- League: FINA Water Polo World League
- Sport: Water Polo
- Duration: November 2013-June 2014

Super Final
- Finals champions: United States
- Runners-up: Italy

FINA Women's Water Polo World League seasons
- ← 20132015 →

= 2014 FINA Women's Water Polo World League =

The 2014 FINA Women's Water Polo World League is played between November 2013 and June 2014 and open to all women's water polo national teams. After participating in a preliminary round, eight teams qualify to play in a final tournament, called the Super Final in Kunshan, China from 10–15 June 2014.

In the World League, there are specific rules that do not allow matches to end in a draw. If teams are level at the end of the 4th quarter of any world league match, the match will be decided by a penalty shootout. Teams earn points in the standings in group matches as follows:
- Match won in normal time - 3 points
- Match won in shootout - 2 points
- Match lost in shootout - 1 point
- Match lost in normal time - 0 points

==Preliminary round==

===Europe===
The European preliminary round consisted of two group of three teams.

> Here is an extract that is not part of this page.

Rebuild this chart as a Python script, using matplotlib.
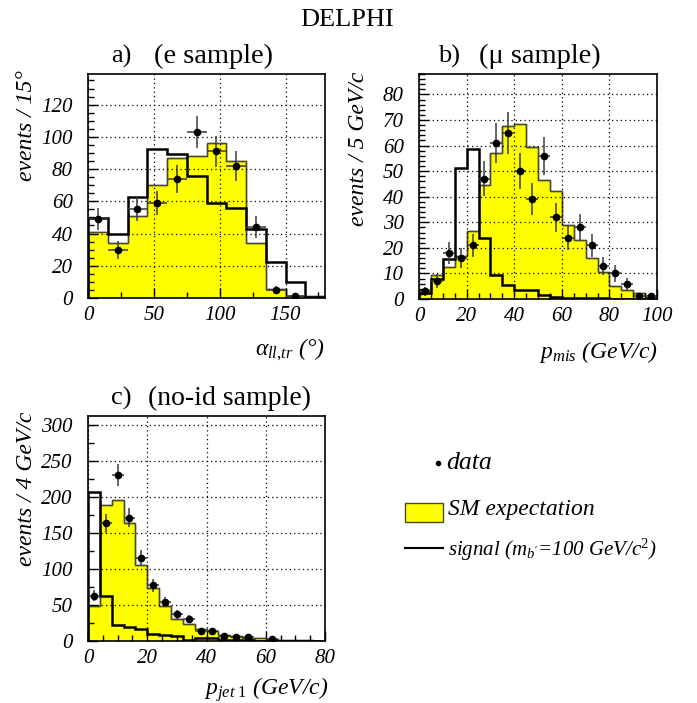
"""DELPHI b' search: e / mu / no-id sample distributions vs SM expectation."""
import numpy as np
import matplotlib
matplotlib.use("Agg")
import matplotlib.pyplot as plt
from matplotlib.ticker import MultipleLocator
from matplotlib.patches import Rectangle

plt.rcParams.update({
    "font.family": "Liberation Serif",
    "mathtext.fontset": "custom",
    "mathtext.rm": "Liberation Serif",
    "mathtext.it": "Liberation Serif:italic",
    "mathtext.bf": "Liberation Serif:bold",
})

W, H = 697, 703
YELLOW = "#ffff00"
SM_EDGE = "#4a4a2a"
nan = np.nan

# a) e sample, alpha_ll,tr in 15 deg bins
a_edges = np.arange(0, 181, 15)
a_sm = [41, 34, 51, 70, 87, 88, 96, 85, 34, 5.6, 1.4, 1.0]
a_sig = [49.5, 39.6, 62.5, 92.6, 89.3, 75.9, 59.2, 56.1, 42.9, 22.5, 9.7, 0.6]
a_data = [49, 30, 55, 59, 74, 103, 91, 82, 44, 5, 1, nan]
a_err = [7.0, 5.5, 7.4, 7.7, 8.6, 10.1, 9.5, 9.1, 6.6, 2.2, 1.0, nan]

# b) mu sample, p_mis in 5 GeV/c bins
b_edges = np.arange(0, 101, 5)
b_sm = [3.4, 9.2, 12.6, 16.9, 26.6, 44.5, 57.1, 67.5, 68.6, 59.6,
        46.6, 42.1, 29.1, 22.9, 16.2, 10.5, 4.9, 3.6, 2.2, 0.8]
b_sig = [2.3, 7.8, 15.8, 51.4, 58.6, 23.8, 9.4, 5.6, 3.5, 3.4,
         1.6, 0.6, 0.3, 0.3, 0.2, 0.2, 0.1, 0.1, 0.1, 0.1]
b_data = [3, 7, 18, 16, 21, 47, 61, 65, 50, 39, 56, 32, 24, 28, 21, 13, 10, 6, 1, 1]
b_err = [1.7, 2.6, 4.2, 4.0, 4.6, 6.9, 7.8, 8.1, 7.1, 6.2,
         7.5, 5.7, 4.9, 5.3, 4.6, 3.6, 3.2, 2.4, 1.0, 1.0]

# c) no-id sample, p_jet1 in 4 GeV/c bins
c_edges = np.arange(0, 81, 4)
c_sm = [48.6, 188, 195, 164, 106, 73, 48, 30, 23, 16.7,
        13.4, 8.8, 6.5, 4.2, 3.7, 2.3, 1.4, 0.9, 0.9, 0.5]
c_sig = [207, 63, 22, 19.4, 16.7, 9.3, 8.8, 6.5, 0.9, 3.7,
         3.7, 1.0, 1.0, 0.8, 0.6, 0.5, 0.4, 0.3, 0.3, 0.3]
c_data = [63, 163, 230, 171, 115, 77, 54, 37, 30, 14, 14, 7, 6, 6, nan, 3,
          nan, nan, nan, nan]
c_err = [7.9, 12.8, 15.2, 13.1, 10.7, 8.8, 7.3, 6.1, 5.5, 3.7, 3.7, 2.6, 2.4, 2.4, nan, 1.7,
         nan, nan, nan, nan]


def px_box(x0, y0, x1, y1):
    return [x0 / W, 1 - y1 / H, (x1 - x0) / W, (y1 - y0) / H]


def panel(ax, edges, sm, sig, data, err, ymax, xmaj, xmin, ymaj, ymin):
    edges = np.asarray(edges, dtype=float)
    ax.stairs(sm, edges, fill=True, facecolor=YELLOW, edgecolor=SM_EDGE,
              linewidth=1.0, baseline=0, zorder=2)
    ax.stairs(sm, edges, fill=False, color=SM_EDGE, linewidth=1.0, baseline=0, zorder=2)
    ax.stairs(sig, edges, fill=False, color="black", linewidth=1.8, baseline=0, zorder=3)
    centers = 0.5 * (edges[:-1] + edges[1:])
    half = 0.5 * np.diff(edges)
    ax.errorbar(centers, data, yerr=err, xerr=half, fmt="o", ms=4.5, color="black",
                ecolor="#3a3a3a", elinewidth=1.1, capsize=0, zorder=4)
    ax.set_xlim(edges[0], edges[-1])
    ax.set_ylim(0, ymax)
    ax.xaxis.set_major_locator(MultipleLocator(xmaj))
    ax.xaxis.set_minor_locator(MultipleLocator(xmin))
    ax.yaxis.set_major_locator(MultipleLocator(ymaj))
    ax.yaxis.set_minor_locator(MultipleLocator(ymin))
    ax.tick_params(which="both", direction="in", top=False, right=False, labelsize=15,
                   width=1.0)
    ax.tick_params(which="major", length=7)
    ax.tick_params(which="minor", length=4)
    ax.tick_params(axis="x", which="major", pad=6)
    ax.tick_params(axis="y", which="major", pad=11)
    for lab in ax.get_xticklabels() + ax.get_yticklabels():
        lab.set_fontstyle("italic")
    ax.grid(True, which="major", color="black", linestyle=(0, (1, 2.5)), linewidth=0.9)
    ax.set_axisbelow(False)
    for sp in ax.spines.values():
        sp.set_linewidth(1.2)
        sp.set_zorder(5)


fig = plt.figure(figsize=(W / 100, H / 100), dpi=100)

ax_a = fig.add_axes(px_box(88, 74, 325, 298))
panel(ax_a, a_edges, a_sm, a_sig, a_data, a_err, 139, 50, 25, 20, 5)

ax_b = fig.add_axes(px_box(419, 74, 657, 299))
panel(ax_b, b_edges, b_sm, b_sig, b_data, b_err, 88, 20, 5, 10, 2)

ax_c = fig.add_axes(px_box(88, 416, 325, 641))
panel(ax_c, c_edges, c_sm, c_sig, c_data, c_err, 312, 20, 5, 50, 25)

# overlay in pixel coordinates for titles, labels and the legend
ov = fig.add_axes([0, 0, 1, 1], facecolor="none")
ov.set_xlim(0, W)
ov.set_ylim(H, 0)
ov.axis("off")

ov.text(347, 20, "DELPHI", ha="center", va="center", fontsize=19)

ov.text(121, 56, "a)", ha="center", va="center", fontsize=19)
ov.text(213, 56, "(e sample)", ha="center", va="center", fontsize=20.5)
ov.text(449, 56, "b)", ha="center", va="center", fontsize=19)
ov.text(540, 56, "(\u03bc sample)", ha="center", va="center", fontsize=20.5)
ov.text(121, 398, "c)", ha="center", va="center", fontsize=19)
ov.text(230, 398, "(no-id sample)", ha="center", va="center", fontsize=20)

ylab = dict(rotation=90, ha="center", va="top", fontsize=17, fontstyle="italic")
ov.text(27, 70, "events / 15\u00b0", **ylab)
ov.text(358, 72, "events / 5 GeV/c", **ylab)
ov.text(27, 412, "events / 4 GeV/c", **ylab)

xlab = dict(ha="right", va="center", fontsize=17, fontstyle="italic")
ov.text(325, 350, "$\\alpha_{ll{,}tr}$ (\u00b0)", **xlab)
ov.text(658, 352, r"$p_{mis}$ (GeV/c)", **xlab)
ov.text(328, 690, r"$p_{jet\ 1}$ (GeV/c)", **xlab)

# legend
ov.plot([438], [463], "o", color="black", ms=3)
ov.text(446, 463, "data", ha="left", va="center", fontsize=18.5, fontstyle="italic")
ov.add_patch(Rectangle((405, 503), 38, 19, facecolor=YELLOW, edgecolor=SM_EDGE, linewidth=1.0))
ov.text(448, 510, "SM expectation", ha="left", va="center", fontsize=17, fontstyle="italic")
ov.plot([405, 443], [548, 548], color="black", linewidth=1.5)
ov.text(448, 550, r"signal ($m_{b'}$=100 GeV/c$^{2}$)", ha="left", va="center",
        fontsize=15, fontstyle="italic")

fig.savefig("out.png", dpi=100)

The winner of each group after the home and away series of games and the best 2nd placed team qualified for the Super Final. The games were played between 19 November 2013 and 22 April 2014.

====Group A====

| Team | GP | W | L | GF | GA | GD | Pts |
|---|---|---|---|---|---|---|---|
| Spain | 4 | 3 | 1 | 46 | 36 | +10 | 9 |
| Russia | 4 | 2 | 2 | 54 | 47 | +7 | 6 |
| Great Britain | 4 | 1 | 3 | 36 | 52 | -16 | 3 |

====Group B====

| Team | GP | W | L | GF | GA | GD | Pts |
|---|---|---|---|---|---|---|---|
| Italy | 4 | 3 | 1 | 43 | 40 | +3 | 9 |
| Greece | 4 | 2 | 2 | 42 | 41 | +1 | 6 |
| Hungary | 4 | 1 | 3 | 41 | 45 | -4 | 3 |

===Intercontinental===
The intercontinental tournament will feature teams from Africa, the Americas, Asia and Oceania. The teams are split into two groups, one with four teams and another group with five teams. The top four teams from this tournament will qualify for the Super Final, along with the Super Final hosts China. The games were played between 20 and 25 May in Riverside, California, United States.

====Group A====

| Team | GP | W | L | GF | GA | GD | Pts |
|---|---|---|---|---|---|---|---|
| United States | 3 | 3 | 0 | 42 | 21 | +21 | 8 |
| Canada | 3 | 2 | 1 | 47 | 25 | +22 | 7 |
| Japan | 3 | 1 | 2 | 22 | 39 | -17 | 2 |
| Kazakhstan | 3 | 0 | 3 | 22 | 48 | -26 | 1 |

====Group B====

| Team | GP | W | L | GF | GA | GD | Pts |
|---|---|---|---|---|---|---|---|
| Australia | 3 | 3 | 0 | 39 | 16 | +23 | 9 |
| China | 3 | 2 | 1 | 42 | 25 | +17 | 6 |
| Brazil | 3 | 1 | 2 | 24 | 19 | +5 | 3 |
| Venezuela | 3 | 0 | 3 | 8 | 53 | -45 | 0 |

==Super Final==
In the Super Final the eight qualifying teams are split into two groups of four teams with all teams progressing to the knock-out stage.

===Group A===

| Team | GP | W | L | GF | GA | GD | Pts |
|---|---|---|---|---|---|---|---|
| United States | 3 | 3 | 0 | 35 | 20 | +15 | 8 |
| Spain | 3 | 1 | 2 | 26 | 29 | -3 | 4 |
| Canada | 3 | 1 | 2 | 24 | 34 | -10 | 3 |
| Russia | 3 | 1 | 2 | 38 | 40 | -2 | 3 |

===Group B===

| Team | GP | W | L | GF | GA | GD | Pts |
|---|---|---|---|---|---|---|---|
| Italy | 3 | 2 | 1 | 36 | 24 | +12 | 9 |
| Australia | 3 | 2 | 1 | 36 | 24 | +12 | 6 |
| China | 3 | 1 | 2 | 26 | 32 | -6 | 3 |
| Brazil | 3 | 0 | 3 | 16 | 34 | -18 | 0 |

=== Final ranking ===

| Rank | Team |
|---|---|
|  | United States |
|  | Italy |
|  | Australia |
| 4 | China |
| 5 | Spain |
| 6 | Canada |
| 7 | Russia |
| 8 | Brazil |

- Team Roster
Sami Hill, Alys Williams, Melissa Seidemann, Rachel Fattal, Caroline Clark, Maggie Steffens (C), Makenzie Fischer, Kiley Neushul, Jillian Kraus, Kaleigh Gilchrist, Annika Dries, Kami Craig, Elizabeth Keeve. Head coach: Adam Krikorian.